Relationship between Principals’ Leadership Styles and Secondary School Teachers’ Job Satisfaction in Nandi South District, Kenya
Joel Kipkemboi Kiboss, Henry K. Sirma Jemiryott

It seems that most of our schools’ administrative problems tend to arise from fundamental conflicts between teachers’ and students’ needs and motives, and the requirements of the school organization. This is because teachers as individuals often personalize their roles and needs in an attempt to have them actualized while on the other hand attempting to mould and fit them into prescribed roles in order to achieve organizational goals. Therefore an understanding of relationships existing between principals’ leadership styles and the teachers’ job satisfaction is critical if these problems are to be overcome. This study was an attempt to contribute in this regard by examining the relationship between leadership styles of principals and teachers’ job satisfaction in Kenyan public secondary schools. The study adopted House’s Path-Goal theory which suggests that the performance, satisfaction, and motivation of a group can be affected by the leadership style in place. Descriptive survey research design was used to gather data from 138 respondents selected from 501 teachers Nandi district using two questionnaires namely; (i) Teachers Questionnaire (TQ) and (ii) Principals Questionnaire (PQ).

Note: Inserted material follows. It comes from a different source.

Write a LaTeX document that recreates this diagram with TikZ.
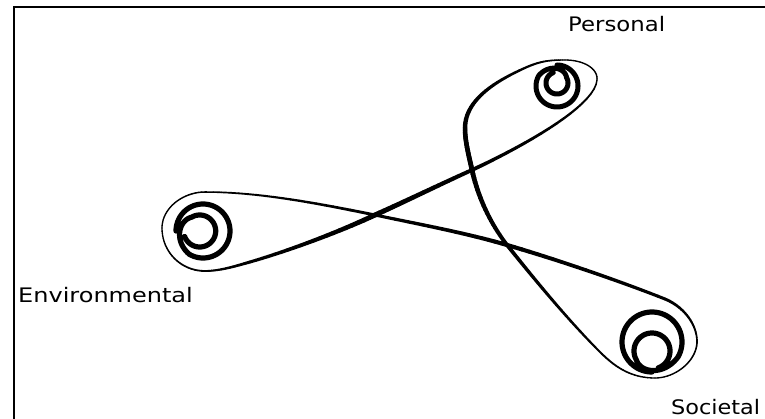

The TQ were used to collect information on teachers’ perceptions of principals’ leadership style and their level of job satisfaction and commitment to work while the PQ was used to uncover the type of leadership adopted by principals’ administrative practice. The reliability of the instruments was estimated using Cronbach alpha. TQ yielded a reliability coefficient of 0.78 while the PQ yielded 0.83 which were deemed acceptable for research purposes. The data collected was analyzed using frequencies, percentages, means, and standard deviation. The Pearson‘s correlation coefficient and t-test were used to establish the relationships between principal’s leadership styles and teachers’ job satisfaction and gender differentials at 0.05 level. This study found that principals’ leadership styles have a great impact on the working atmosphere in a school and consequently the teachers’ job satisfaction. The study also established that the dominant leadership style in Nandi South District was Democratic leadership style and that most teachers were satisfied with their jobs in relation to the leadership style in place.